Eight powerful explosions were heard in central Beirut within a span of 20 minutes, but the exact target of the attacks were not known. The Voice of Lebanon said several fires erupted and thick smoke rose from the area.
There were not immediate reports of damage or casualties.
VOL and LBC TV said a bridge was also attacked by the Israeli jets at Heitsa in the Akkar province in north of Lebanon. Both stations said initial reports from the area indicated there were casualties.
This comes one day after Israel grabbed strategic high ground in south Lebanon but said it was delaying a new ground offensive toward the Litani River, as diplomats said the United Nations had made progress toward constructing a cease-fire agreement that could go to a vote before the weekend.
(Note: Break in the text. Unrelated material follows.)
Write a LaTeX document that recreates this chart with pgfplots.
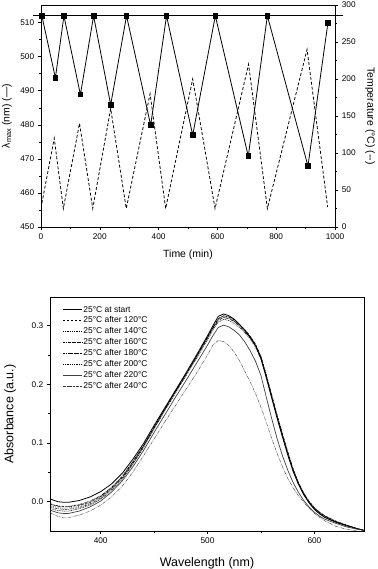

Israel lost one soldier in fierce battles with Hezbollah guerrillas, and the Lebanese interior minister said Israeli forces detained 350 Lebanese soldiers and police in their garrison in the southern city of Marjayoun. Israeli denied the report.
With fighting in its fifth week and Israeli troops closer to Beirut than at any time since the war began, reports emerged of progress toward unlocking the stalemate on a United Nations cease-fire resolution. At the United Nations, U.S. Ambassador John Bolton said there could be a vote by Friday.
"We've closed some of the areas of disagreement with the French," he said.
Prime Minister Fuad Saniora met twice Thursday with U.S. Ambassador Jeffrey Feltman, and a senior aide to the Lebanese leader, who spoke on the customary condition of anonymity, said new ideas for ending the fighting involved combining two envisioned resolutions into one overarching document.
A similar report arose in Israel where lawmaker Otniel Schneller, an adviser to Prime Minister Ehud Olmert, said the United Nations was at work on a new approach.
"A new proposal is being drafted, which has positive significance that may bring the war to an end," Schneller said.
Broadly speaking, a much debated U.S.-French plan called for establishing a cease-fire in one document, with a second and later resolution that would organize a peacekeeping force and outline details of the peace.
In other developments:
While Israel appeared braced for a prolonged conflict after leaders there authorized a major new ground offensive deeper into Lebanon, officials said they were temporarily holding back to give diplomats time to craft the cease-fire deal.
Israeli Defense Minister Amir Peretz said the military would use "all of the tools" to cripple Hezbollah if diplomacy was not successful soon, but later Thursday he softened those remarks, perhaps in response to diplomatic progress.
"If we can achieve that by diplomatic means and are sure that there is an intention to implement that document, we shall definitely be in a position where the military operation has achieved diplomatic space and a new situation has been created here in the north," Peretz said.
Israeli ground troops took control of the mainly Christian town of Marjayoun before dawn and blasted away throughout the day at strongly fortified Hezbollah positions in several directions.
And Israeli soldiers worked their way through southern Lebanese neighborhoods, breaking through earthworks and looking through the basements of homes where Hezbollah fighters hide with their weapons, reports CBS News correspondent Robert Berger.
A huge explosion rocked the center of the town and the surrounding countryside about sunset and a big fire could be seen raging from a vantage point in Ibl el-Saqi, about 2 miles to the east.